- SET TASK:
Leave the pictures out and quote every line from the start of the listing to the line with "(c4) at (856,814);", inclusive.

# # # #

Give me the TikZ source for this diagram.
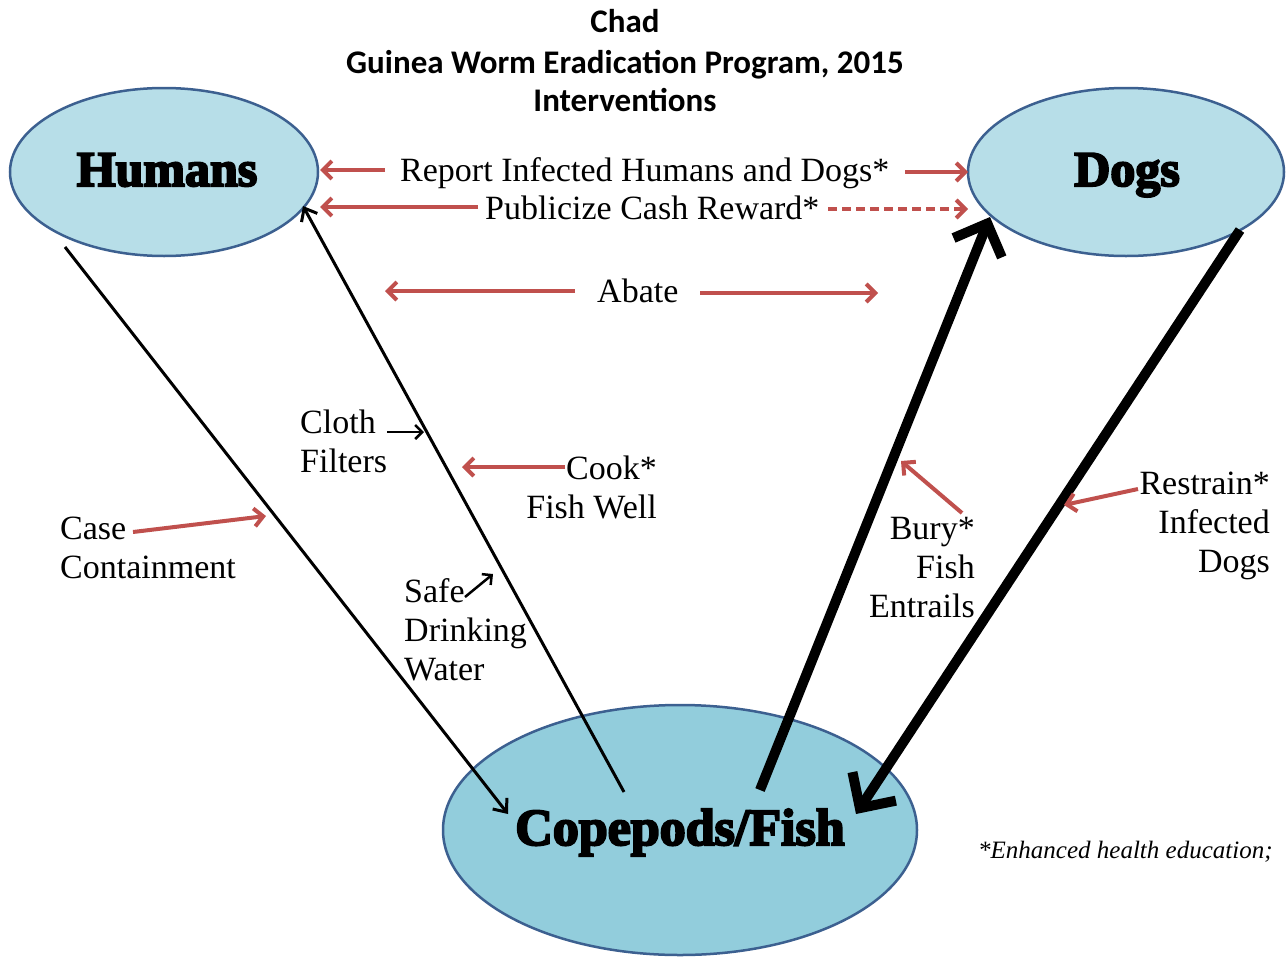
\documentclass[tikz,border=0pt]{standalone}
\usepackage{fontspec}
\setmainfont{Liberation Serif}
\newfontfamily\heavyfont[FakeBold=4]{Liberation Serif Bold}
\newfontfamily\titlefont{Carlito}
\usetikzlibrary{arrows.meta,shapes.geometric}
\definecolor{arrowred}{HTML}{C0504D}
\definecolor{topfill}{HTML}{B7DEE8}
\definecolor{botfill}{HTML}{92CDDC}
\definecolor{rimblue}{HTML}{3C6090}
\tikzset{
  blob/.style={ellipse, draw=rimblue, line width=2.5pt, inner sep=0pt},
  bigname/.style={font=\heavyfont\fontsize{50}{56}\selectfont},
  label/.style={font=\fontsize{34}{39}\selectfont, inner sep=0pt},
  redarrow/.style={draw=arrowred, line width=4pt, -{Straight Barb[length=9pt,width=18pt]}},
  thinarrow/.style={draw=black, line width=3pt, -{Straight Barb[length=11pt,width=18pt]}},
  thickarrow/.style={draw=black, line width=10pt, -{Straight Barb[length=26pt,width=52pt]}},
  smallarrow/.style={draw=black, line width=2.5pt, -{Straight Barb[length=7pt,width=14pt]}},
  titletext/.style={font=\titlefont\bfseries\fontsize{33}{38}\selectfont, inner sep=0pt, anchor=base}
}
\begin{document}
\begin{tikzpicture}[x=1pt,y=-1pt]
\useasboundingbox (0,0) rectangle (1286,972);
\fill[white] (0,0) rectangle (1286,972);

% title
\node[titletext] (t1) at (625,32) {Chad};
\node[titletext] (t2) at (625,73) {Guinea Worm Eradication Program, 2015};
\node[titletext] (t3) at (625,111) {Interventions};

% ellipses
\node[blob, fill=topfill, minimum width=308pt, minimum height=168pt] (hum) at (164,172) {};
\node[blob, fill=topfill, minimum width=316pt, minimum height=168pt] (dog) at (1126,172) {};
\node[blob, fill=botfill, minimum width=474pt, minimum height=250pt] (cop) at (680,830) {};
\node[bigname, anchor=base] (humt) at (167,186) {Humans};
\node[bigname, anchor=base] (dogt) at (1127,186) {Dogs};
\node[bigname, anchor=base, font=\heavyfont\fontsize{52}{58}\selectfont] (copt) at (680,845) {Copepods/Fish};

% coordinates
\coordinate (h1) at (65,247);
\coordinate (c1) at (508,814);
\coordinate (c2) at (624,792);
\coordinate (h2) at (303,206);
\coordinate (c3) at (760,790);
\coordinate (d3) at (990,217);
\coordinate (d4) at (1240,230);
\coordinate (c4) at (856,814);

% main connectors
\draw[thinarrow] (h1) -- (c1);
\draw[thinarrow] (c2) -- (h2);
\draw[thickarrow] (c3) -- (d3);
\draw[thickarrow] (d4) -- (c4);

% top labels
\node[label, anchor=base west] (rep) at (400,181) {Report Infected Humans and Dogs*};
\node[label, anchor=base west] (pub) at (485,219) {Publicize Cash Reward*};
\node[label, anchor=base west] (aba) at (597,302) {Abate};
\coordinate (repL) at (385,170);
\coordinate (repLt) at (320,170);
\coordinate (repR) at (905,172);
\coordinate (repRt) at (968,172);
\coordinate (pubL) at (478,207);
\coordinate (pubLt) at (320,207);
\coordinate (pubR) at (828,209);
\coordinate (pubRt) at (968,209);
\coordinate (abaL) at (575,291);
\coordinate (abaLt) at (385,291);
\coordinate (abaR) at (700,293);
\coordinate (abaRt) at (878,293);
\draw[redarrow] (repL) -- (repLt);
\draw[redarrow] (repR) -- (repRt);
\draw[redarrow] (pubL) -- (pubLt);
\draw[redarrow, dash pattern=on 9pt off 5pt] (pubR) -- (pubRt);
\draw[redarrow] (abaL) -- (abaLt);
\draw[redarrow] (abaR) -- (abaRt);

% side labels (base anchor = last line)
\node[label, anchor=base west, align=left] (clo) at (300,472) {Cloth\\Filters};
\node[label, anchor=base east, align=right] (coo) at (657,518) {Cook*\\Fish Well};
\node[label, anchor=base west, align=left] (cas) at (60,578) {Case\\Containment};
\node[label, anchor=base west, align=left] (saf) at (404,680) {Safe\\Drinking\\Water};
\node[label, anchor=base east, align=right] (bur) at (975,617) {Bury*\\Fish\\Entrails};
\node[label, anchor=base east, align=right] (res) at (1270,572) {Restrain*\\Infected\\Dogs};

\coordinate (cloS) at (387,432);
\coordinate (cloT) at (424,432);
\coordinate (cooS) at (565,467);
\coordinate (cooT) at (462,467);
\coordinate (casS) at (133,532);
\coordinate (casT) at (266,516);
\coordinate (safS) at (465,597);
\coordinate (safT) at (493,574);
\coordinate (burS) at (962,513);
\coordinate (burT) at (901,461);
\coordinate (resS) at (1138,489);
\coordinate (resT) at (1064,505);
\draw[smallarrow] (cloS) -- (cloT);
\draw[smallarrow] (safS) -- (safT);
\draw[redarrow] (cooS) -- (cooT);
\draw[redarrow] (casS) -- (casT);
\draw[redarrow] (burS) -- (burT);
\draw[redarrow] (resS) -- (resT);

% footnote
\node[anchor=base west, inner sep=0pt, font=\itshape\fontsize{25}{30}\selectfont] (foot) at (978,858) {*Enhanced health education;};
\end{tikzpicture}
\end{document}
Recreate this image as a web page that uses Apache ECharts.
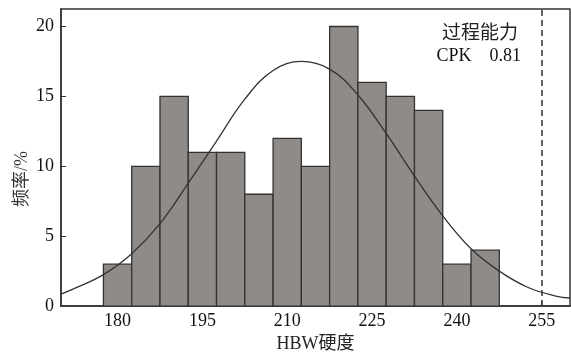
<!DOCTYPE html>
<html>
<head>
<meta charset="utf-8">
<script src="https://cdn.jsdelivr.net/npm/echarts@6/dist/echarts.min.js"></script>
<style>html,body{margin:0;padding:0;background:#fff}#c{width:571px;height:358px}</style>
</head>
<body>
<div id="c"></div>
<script>
// ---- data ----
const binCenters = [180, 185, 190, 195, 200, 205, 210, 215, 220, 225, 230, 235, 240, 245];
const binValues  = [3, 10, 15, 11, 11, 8, 12, 10, 20, 16, 15, 14, 3, 4];
const binWidth = 5;
const curveX = [170, 172.5, 177.5, 182.5, 187.5, 192.5, 197.5, 202.5, 207.5, 212.5, 217.5, 222.5, 227.5, 232.5, 237.5, 242.5, 247.5, 252.5, 257.5, 260];
const curveY = [0.85, 1.28, 2.25, 3.75, 5.9, 8.8, 11.8, 14.8, 16.85, 17.5, 16.95, 15.1, 12.35, 9.3, 6.45, 4.1, 2.5, 1.35, 0.72, 0.58];
const xTicks = [180, 195, 210, 225, 240, 255];
const yTicks = [0, 5, 10, 15, 20];
const usl = 255;
const cpkTitle = '过程能力';
const cpkText = 'CPK    0.81';

const serif = '"Liberation Serif", "Times New Roman", "Noto Sans CJK SC", serif';
const cjk = '"Liberation Serif", "Noto Sans CJK SC", serif';

const chart = echarts.init(document.getElementById('c'), null, {renderer: 'canvas'});
chart.setOption({
  animation: false,
  backgroundColor: '#fff',
  grid: {left: 61, right: 1, top: 9, bottom: 43, show: true, borderColor: '#333', borderWidth: 1.5, backgroundColor: 'transparent'},
  xAxis: {
    type: 'value', min: 170, max: 260,
    name: 'HBW硬度', nameLocation: 'middle', nameGap: 26,
    nameTextStyle: {fontFamily: cjk, fontSize: 18, color: '#222', verticalAlign: 'top'},
    axisLine: {show: true, lineStyle: {color: '#333', width: 1.5}},
    axisTick: {show: true, inside: true, length: 5, customValues: xTicks, lineStyle: {color: '#333'}},
    axisLabel: {customValues: xTicks, fontFamily: serif, fontSize: 18, color: '#111', margin: 6},
    splitLine: {show: false}
  },
  yAxis: {
    type: 'value', min: 0, max: 21.25,
    axisLine: {show: true, lineStyle: {color: '#333', width: 1.5}},
    axisTick: {show: true, inside: true, length: 5, customValues: yTicks, lineStyle: {color: '#333'}},
    axisLabel: {customValues: yTicks, fontFamily: serif, fontSize: 18, color: '#111', margin: 7},
    splitLine: {show: false}
  },
  graphic: [
    {type: 'text', x: 22, y: 179, rotation: Math.PI / 2,
     style: {text: '频率/%', font: '18px ' + cjk, fill: '#333', align: 'center', verticalAlign: 'middle'}},
    {type: 'text', x: 480, y: 32,
     style: {text: cpkTitle, font: '19px "Noto Sans CJK SC", sans-serif', fill: '#222', align: 'center', verticalAlign: 'middle'}},
    {type: 'text', x: 521, y: 56,
     style: {text: cpkText, font: '18px ' + serif, fill: '#111', align: 'right', verticalAlign: 'middle'}}
  ],
  series: [
    {
      type: 'custom',
      data: binCenters.map((c, i) => [c - binWidth / 2, c + binWidth / 2, binValues[i]]),
      encode: {x: [0, 1], y: 2},
      renderItem: function (params, api) {
        const p0 = api.coord([api.value(0), api.value(2)]);
        const p1 = api.coord([api.value(1), 0]);
        return {
          type: 'rect',
          shape: {x: p0[0], y: p0[1], width: p1[0] - p0[0], height: p1[1] - p0[1]},
          style: {fill: '#8f8b88', stroke: '#333', lineWidth: 1.3}
        };
      },
      z: 2
    },
    {
      type: 'line',
      data: curveX.map((x, i) => [x, curveY[i]]),
      smooth: 0.4,
      showSymbol: false,
      lineStyle: {color: '#333', width: 1.3},
      z: 3,
      markLine: {
        silent: true, symbol: 'none', label: {show: false},
        lineStyle: {color: '#333', width: 1.5, type: [6, 4]},
        data: [{xAxis: usl}]
      }
    }
  ]
});
</script>
</body>
</html>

# # # #

- PROBLEM SOLUTION:
Give me the TikZ source for this diagram.
\documentclass[tikz,border=0pt]{standalone}
\usepackage{fontspec}
\setmainfont{Liberation Serif}
\newfontfamily\heavyfont[FakeBold=4]{Liberation Serif Bold}
\newfontfamily\titlefont{Carlito}
\usetikzlibrary{arrows.meta,shapes.geometric}
\definecolor{arrowred}{HTML}{C0504D}
\definecolor{topfill}{HTML}{B7DEE8}
\definecolor{botfill}{HTML}{92CDDC}
\definecolor{rimblue}{HTML}{3C6090}
\tikzset{
  blob/.style={ellipse, draw=rimblue, line width=2.5pt, inner sep=0pt},
  bigname/.style={font=\heavyfont\fontsize{50}{56}\selectfont},
  label/.style={font=\fontsize{34}{39}\selectfont, inner sep=0pt},
  redarrow/.style={draw=arrowred, line width=4pt, -{Straight Barb[length=9pt,width=18pt]}},
  thinarrow/.style={draw=black, line width=3pt, -{Straight Barb[length=11pt,width=18pt]}},
  thickarrow/.style={draw=black, line width=10pt, -{Straight Barb[length=26pt,width=52pt]}},
  smallarrow/.style={draw=black, line width=2.5pt, -{Straight Barb[length=7pt,width=14pt]}},
  titletext/.style={font=\titlefont\bfseries\fontsize{33}{38}\selectfont, inner sep=0pt, anchor=base}
}
\begin{document}
\begin{tikzpicture}[x=1pt,y=-1pt]
\useasboundingbox (0,0) rectangle (1286,972);
\fill[white] (0,0) rectangle (1286,972);

% title
\node[titletext] (t1) at (625,32) {Chad};
\node[titletext] (t2) at (625,73) {Guinea Worm Eradication Program, 2015};
\node[titletext] (t3) at (625,111) {Interventions};

% ellipses
\node[blob, fill=topfill, minimum width=308pt, minimum height=168pt] (hum) at (164,172) {};
\node[blob, fill=topfill, minimum width=316pt, minimum height=168pt] (dog) at (1126,172) {};
\node[blob, fill=botfill, minimum width=474pt, minimum height=250pt] (cop) at (680,830) {};
\node[bigname, anchor=base] (humt) at (167,186) {Humans};
\node[bigname, anchor=base] (dogt) at (1127,186) {Dogs};
\node[bigname, anchor=base, font=\heavyfont\fontsize{52}{58}\selectfont] (copt) at (680,845) {Copepods/Fish};

% coordinates
\coordinate (h1) at (65,247);
\coordinate (c1) at (508,814);
\coordinate (c2) at (624,792);
\coordinate (h2) at (303,206);
\coordinate (c3) at (760,790);
\coordinate (d3) at (990,217);
\coordinate (d4) at (1240,230);
\coordinate (c4) at (856,814);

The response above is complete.